Trends in emissions of greenhouse gases and pollutants from the transport sector have been balanced since 1990. More information on emissions trends from the transport sector in Slovakia.

Total emissions

Transport is a major source of greenhouse gases and air pollutants. Despite the improving efficiency of in-vehicle engines over the last decade, road transport in particular, is a major source of emissions of carbon dioxide (CO2), nitrogen oxides (NOx), carbon monoxide (CO), particulate matter (PM) and copper.

The overall increase in demand for passenger and freight transport, insufficient compliance with and control of specified emission standards in the past, led to the non-compliance of preconditions towards the goal of reducing emissions. A good example is the average NOx emissions from diesel engines of the EURO 5 emission standards when tested in real operation. Here, emissions were at about the same level as previous technologies set by older standards, and in some cases even exceeding the limits set by standards before the Euro standard.
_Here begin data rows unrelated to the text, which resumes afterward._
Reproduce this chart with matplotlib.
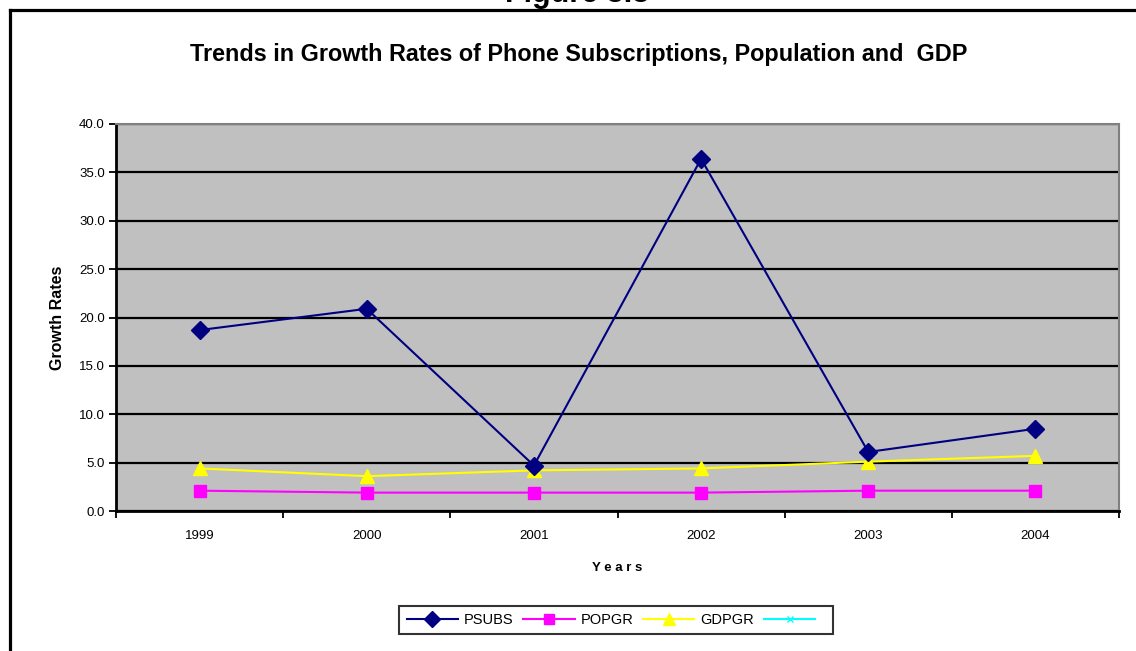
import matplotlib
matplotlib.use("Agg")
import matplotlib.pyplot as plt
from matplotlib.lines import Line2D
import numpy as np

plt.rcParams['font.family'] = ['Liberation Sans', 'DejaVu Sans']

years = ["1999", "2000", "2001", "2002", "2003", "2004"]
psubs = [18.7, 20.9, 4.7, 36.4, 6.1, 8.5]
popgr = [2.1, 1.9, 1.9, 1.9, 2.1, 2.1]
gdpgr = [4.4, 3.6, 4.2, 4.4, 5.1, 5.7]
yticks = [0, 5, 10, 15, 20, 25, 30, 35, 40]

W, H = 1136, 651
fig = plt.figure(figsize=(W / 100, H / 100), dpi=100)
fig.patch.set_facecolor('white')

# outer chart border (extends past right/bottom edges)
fig.add_artist(Line2D([9.5 / W, 1.01], [1 - 10 / H, 1 - 10 / H], transform=fig.transFigure,
                      color='black', linewidth=2.3))
fig.add_artist(Line2D([9.5 / W, 9.5 / W], [-0.01, 1 - 10 / H], transform=fig.transFigure,
                      color='black', linewidth=2.3))

fig.text(0.508, 1 - 2 / H, "Figure 3.3", ha='center', va='baseline', fontsize=22,
         fontweight='bold')
fig.text(579 / W, 1 - 54 / H, "Trends in Growth Rates of Phone Subscriptions, Population and  GDP",
         ha='center', va='center', fontsize=16.8, fontweight='bold')

left, right, top, bottom = 116, 1119, 124, 511
ax = fig.add_axes([left / W, 1 - bottom / H, (right - left) / W, (bottom - top) / H])
ax.set_facecolor('#C0C0C0')

x = np.arange(len(years))
ax.plot(x, psubs, color='#000080', marker='D', markersize=9, linewidth=1.5, label='PSUBS',
        zorder=5)
ax.plot(x, popgr, color='#FF00FF', marker='s', markersize=8.5, linewidth=1.5, label='POPGR',
        zorder=4)
ax.plot(x, gdpgr, color='#FFFF00', marker='^', markersize=10.5, linewidth=1.5, label='GDPGR',
        zorder=4)
ax.plot([], [], color='#00FFFF', marker='x', markersize=5, linewidth=1.5, label=' ')

ax.set_xlim(-0.5, len(years) - 0.5)
ax.set_ylim(0, 40)
ax.set_yticks(yticks)
ax.set_yticklabels([f"{v:.1f}" for v in yticks], fontsize=9.5)
ax.yaxis.grid(True, color='black', linewidth=1.6)
ax.set_axisbelow(True)

ax.set_xticks(np.arange(-0.5, len(years), 1.0))
ax.set_xticklabels([])
ax.set_xticks(x, minor=True)
ax.set_xticklabels(years, minor=True, fontsize=9.5)
ax.tick_params(axis='x', which='minor', length=0, pad=14)
ax.tick_params(axis='x', which='major', direction='out', length=5, width=1.3)
ax.tick_params(axis='y', direction='out', length=5, width=1.3, pad=3)

for s in ['left', 'bottom']:
    ax.spines[s].set_color('black')
    ax.spines[s].set_linewidth(2)
for s in ['top', 'right']:
    ax.spines[s].set_color('#808080')
    ax.spines[s].set_linewidth(1.5)

ax.set_xlabel("Y e a r s", fontsize=9.5, fontweight='bold', labelpad=14)
ax.set_ylabel("Growth Rates", fontsize=11.5, fontweight='bold', labelpad=10)

leg = fig.legend(loc='center', bbox_to_anchor=(616 / W, 1 - 620 / H), ncol=4, frameon=True,
                 fancybox=False, edgecolor='black', fontsize=10.5, handlelength=3.5,
                 columnspacing=0.7, handletextpad=0.4, borderpad=0.5, markerscale=0.85)
leg.get_frame().set_linewidth(1.5)

fig.savefig("out.png", dpi=100, facecolor='white')
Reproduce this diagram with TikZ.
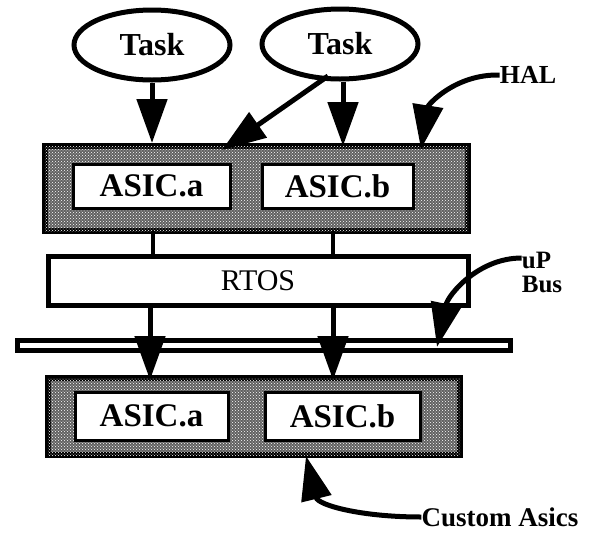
\documentclass[tikz,border=0pt]{standalone}
\usepackage{fontspec}
\setmainfont{Liberation Serif}
\usetikzlibrary{arrows.meta,shapes.geometric,patterns}
\begin{document}
\begin{tikzpicture}[x=1pt,y=-1pt,
  taskell/.style={ellipse,draw,line width=5pt,minimum width=156pt,minimum height=70pt,inner sep=0pt,font=\fontsize{32}{34}\selectfont\bfseries},
  halbox/.style={rectangle,draw,line width=6pt,fill=black!62,postaction={pattern=crosshatch dots,pattern color=white},inner sep=0pt},
  asicbox/.style={rectangle,draw,line width=3pt,fill=white,inner sep=0pt,minimum height=44pt,font=\fontsize{33}{35}\selectfont\bfseries},
  rtosbox/.style={rectangle,draw,line width=5pt,fill=white,inner sep=0pt,font=\fontsize{30}{32}\selectfont},
  busbox/.style={rectangle,draw,line width=5pt,fill=white,inner sep=0pt},
  lbl/.style={font=\fontsize{24}{24}\selectfont\bfseries,inner sep=0pt},
  bigarrow/.style={line width=5pt,-{Triangle[length=44pt,width=30pt]}},
  conn/.style={line width=4pt}
]
\useasboundingbox (0,0) rectangle (596,544);
% tasks
\node[taskell] (t1) at (152,45) {Task};
\node[taskell] (t2) at (340,44) {Task};
\node[lbl,font=\fontsize{26}{26}\selectfont\bfseries] (hal) at (528,75) {HAL};
% top HAL box
\node[halbox,minimum width=423pt,minimum height=85pt] (top) at (256.5,188.5) {};
\node[asicbox,minimum width=157pt] (a1) at (151.5,186) {ASIC.a};
\node[asicbox,minimum width=151pt] (b1) at (337.5,186) {ASIC.b};
% RTOS
\node[rtosbox,minimum width=420pt,minimum height=49pt] (rtos) at (258,281) {RTOS};
% bus
\node[busbox,minimum width=493pt,minimum height=10pt] (bus) at (263.5,345) {};
\node[lbl,align=left,font=\fontsize{25}{24}\selectfont\bfseries] (up) at (542,272) {uP\\Bus};
% bottom box
\node[halbox,minimum width=412pt,minimum height=77pt] (bot) at (254,416.5) {};
\node[asicbox,minimum width=153pt,minimum height=48pt] (a2) at (151.5,416) {ASIC.a};
\node[asicbox,minimum width=155pt,minimum height=48pt] (b2) at (342.5,416) {ASIC.b};
\node[lbl,font=\fontsize{27}{27}\selectfont\bfseries] (cust) at (500,517) {Custom Asics};
% coordinates
\coordinate (t2d) at (328,76);
\coordinate (diagtip) at (222,150);
% arrows from tasks
\draw[bigarrow] (t1.south) -- (t1.south |- top.north);
\draw[bigarrow] (t2.south -| 343,0) -- (343,146);
\draw[bigarrow] (t2d) -- (diagtip);
% HAL arrow
\coordinate (haltip) at (421,149);
\draw[bigarrow] (hal.west) .. controls (455,74) and (428,105) .. (haltip);
% connectors top box to RTOS
\draw[conn] (153,231) -- (153,257);
\draw[conn] (333,231) -- (333,257);
% RTOS to bottom box
\draw[bigarrow] (150,305) -- (150,380);
\draw[bigarrow] (333,305) -- (333,380);
% uP Bus arrow
\coordinate (bustip) at (437,347);
\draw[bigarrow] (up.west |- 0,258) .. controls (478,258) and (448,295) .. (bustip);
% Custom Asics arrow
\coordinate (custtip) at (306,456);
\draw[bigarrow] (cust.west) .. controls (360,517) and (318,505) .. (custtip);
\end{tikzpicture}
\end{document}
Thus, these emissions did not decrease much, which means that the reduction was not as high as expected.

Total greenhouse gas emissions from the transport sector in the last year (2020) accounted for 19% of all greenhouse gas emissions in Slovakia, which is 7 069 Gg CO2  eq. The increase in these emissions compared to the base reference year 1990 is more than 3.6%. Between years 2019 and 2020 the first emission decreasion was observed (3.6%) due to the COVID pandemic. Road transport has the largest share on transport sector - almost 94%.

NOx emissions are mainly produced by the combustion of diesel. In 2020, it was 18 Gg, which is about 33% of all nitrogen oxide emissions in Slovakia. Despite the high values, Slovakia has managed to reduce these emissions by 50% over the last 15 years, while the reduction compared to 1990 is 58%. This reduction is mainly due to the improvement of in-vehicle engine technology and the partial electrification of rail transport. Slowing down the reduction of these emissions was a fraud known as the "diesel gate". As part of this fraud, the on-board computer of certain vehicles was supposed to temporarily reduce the emissions produced by the engine by changing the engine settings in order to meet the emission limits (mentioned above) during the tests.

To a lesser extent, transport is responsible for emissions of other pollutants such as carbon monoxide (CO) and dust, especially 2.5 micrometres particles (PM2,5). Their current share in total emissions in Slovakia is about 6% for PM2,5 and 3% for CO, in the case of carbon monoxide it has significantly decreased in the last 15 years (up to 93%). In the case of particles, this decrease is "only" 65%. In absolute values, it is 13.69 Gg for carbon monoxide and 0.98 Gg for particulate matter. Behind the significant reduction in carbon monoxide emissions is again an increase in the efficiency of fuel combustion in vehicle engines. Dust emissions are difficult to reduce, as they are mainly produced by tire, road and brake system wear. The brake systems are also responsible for high copper values. Emissions of copper particles from the braking system are approximately 7 tonnes, annually. The production of dust particles and copper is thus significantly affected by the driving style.


Trends in emissions by individual types of fuels

Trends in emissions of greenhouse gases and pollutants from the transport sector by individual types of fuels have been balanced since 1990. More information on emissions trends from the road transport sector - combustion by types of fossil fuels in Slovakia.


Emissions by fuels

Combustion of diesel (65%), petrol (19%) and natural gas (6%) and, in terms of pollutants, biofuels (5%) have the largest share in emissions. Aviation fuels and LPG together account for about 1.5% of transport fuel consumption. A significant share of diesel is due to its use in several modes of transport, such as road, rail and shipping. The share of biomass-based fuels is increasing every year, which is due to the obligation to mix biofuels into fuels used in road and rail transport.